En el Estados Unidos de Donald Trump, la violencia racista también se encuentra legitimada por el Estado. Desde 2012 a esta fecha, fueron noticia los casos de decenas de jóvenes negros asesinados a manos de la policía o de fuerzas de seguridad privadas. Esto dio lugar al movimiento Black Lives Matter, como foco de resistencia al accionar del racismo institucionalizado. Por primera vez en décadas, personajes como David Duke, exlíder de la organización racista criminal Ku Klux Klan, tiene llegada a los medios masivos de comunicación. Este tipo de discursos ha experimentado un particular resurgimiento en los últimos años.  
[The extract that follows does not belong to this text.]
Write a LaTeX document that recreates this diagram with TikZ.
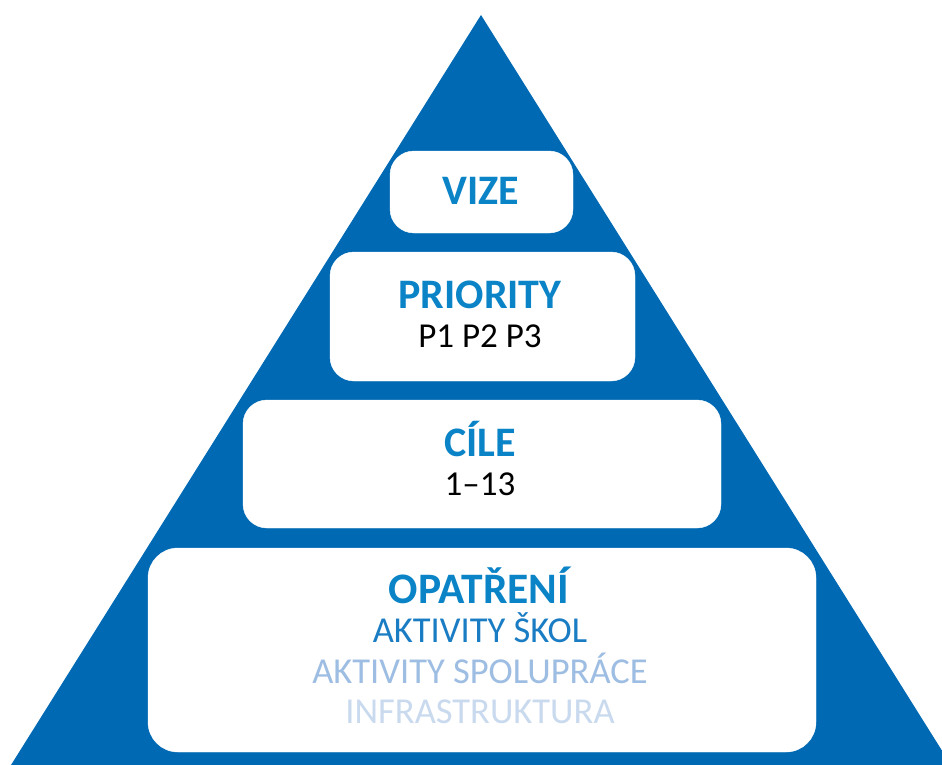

El racismo y la selectividad penal que afectan a Estados Unidos también existe en la Argentina. A veces parece más cómoda la indignación con lo que sucede en otro país que con los problemas existentes a la vuelta de la esquina. Nuestra indignación es racista cuando sólo reacciona ante la muerte de un ciudadano negro estadounidense y no lo hace ante nuestros muertos por la policía o cualquier víctima de violencia institucional en contexto de encierro. George Floyd y Luis Espinosa no tenían prácticamente ningún otro punto en común, excepto el de su pertenencia de clase y vulnerabilidad ante la selectividad de las fuerzas de seguridad. Los muertos, tanto en Argentina como en Estados Unidos, siempre terminan poniéndolos los pobres.